So an archaeologist of whom I’ve written before, Gabe Moshenska (one of the organisers of the Monstrous Antiquities conference), has been sneered at by some gutter-press dullard about the practice of mentioning that the content of a course he teaches — which is on modern battlefield archaeology — could be upsetting. I won’t link the article, but by my summary you can pretty much figure it out. Distressingly, the story spread from this foolishness into the realm of more outwardly-respectable publications, who gave it the ol’ free-speech-controversy treatment.
Anyway, to summarise: Gabe mentioned in advance that the course would cover difficult material and that students who felt they had to leave could as long as they made up the work later. That seems pretty unremarkable to me, especially considering how grim modern forensic archaeology can get, but apparently I’m wrong and this amounts to triggered kek. Howard Williams has written on the topic, and has intelligently tried to turn this foolish conversation toward a more serious discussion.

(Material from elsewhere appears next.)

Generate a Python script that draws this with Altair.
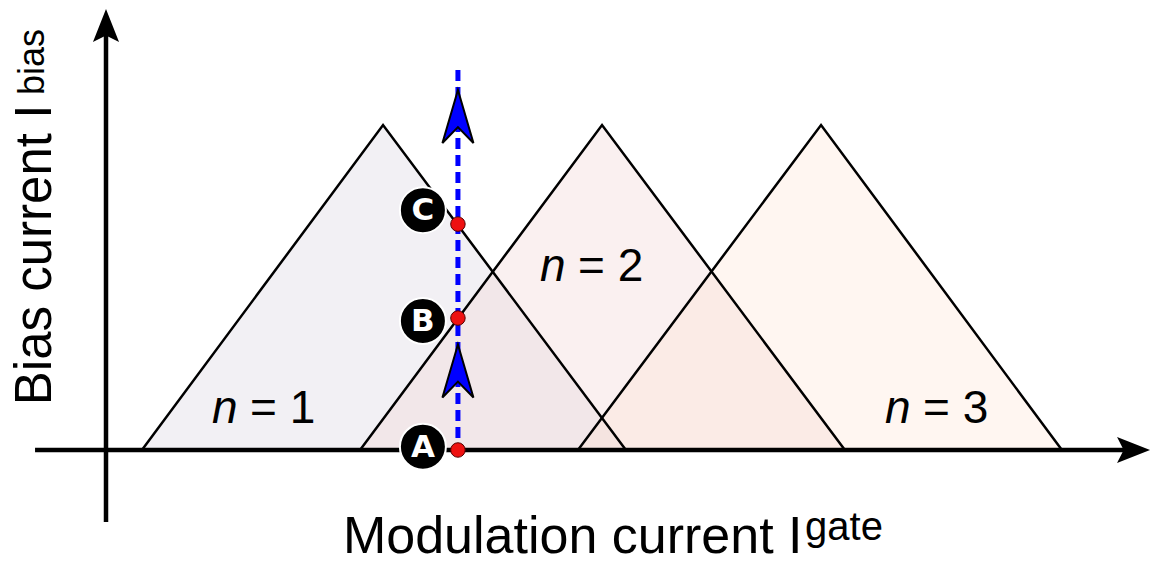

I’m interested in the topic, though; some years ago Ali Klevnäs and I edited a volume of Archaeological Review from Cambridge that dealt with these issues — and naturally that dealt a lot with some of the psychological and social effects of things like battlefield and forensic archaeology. We did get a little criticism, mostly from people who felt that emotions and mental health are specialist stuff that archaeologists don’t have the standing to talk about, or people who felt that the volume was … let’s say off-topic for an archaeological journal.
What’s interesting to me is that this was nine years ago now (Jesus, nine years ago I was an up-and-coming young archaeologist; what a thought) and we had (or at least I had) absolutely no sense that this was a political issue. A best-practice question, perhaps, for researchers and educators to ponder and debate, but a thing to separate right- and left-wing? Silly. How remarkable the change.
Wait, no, OK. One more thing. I could see being concerned — indeed, would be concerned myself — if what people were talking about was not teaching topics that might be frightening or distressing. And that was what was supposed to be concerning about “safe spaces” from a pedagogical perspective: that students were going to miss something they would benefit from seeing or knowing. But this isn’t that, even by what they’re reporting themselves. This is a brief message that says “heads up, guys, we’re gonna be looking at mass graves here; it could get a bit ugly,” and now they’re objecting to that! So they used to be concerned about preventing students from doing something, but now they’re concerned about permitting them doing something. Which is it? And what will it be next week?
It’s just like their attitude toward the lecturer’s authority. When students want warnings and lecturers don’t want to give them, the students are disrespecting authority. But when a lecturer decides to use them — not “is made to use them” but reckons they’re a good idea — then all of a sudden that’s … I don’t know. In any other week of the year, they’d be baying “his classroom, his rules,” wouldn’t they?
And another thing! What is all this foofaraw about “allowing” students to leave class? It’s a university course, not a fucking math lesson for nine-year-olds on a nice spring afternoon. What are you gonna do if they want to leave? Give them detention? Write a note to their mum? Student doesn’t feel well and wants to leave, Gabe says “I hope you feel better. Make sure you meet up with another student to go over what you missed.” What is that but how everyone in the world does and has always done it? I don’t know, maybe they do things differently at UCL?
And these jerkoffs — these people who apparently think that students ought to be forced to sit in a lecture theatre until Sir says they can go, and, I dunno, put on the Naughty Step if they don’t comply — these tiresome sons of bitches are the ones complaining that students are being infantilised! Forcing people into rigid schedules of compliance is what we do to infants, you fucking Martians.
In conclusion, the issue of trigger warnings is an interesting one from an educator’s perspective, and the valuable discussion to be had is not furthered by this kind of superficial sensationalism.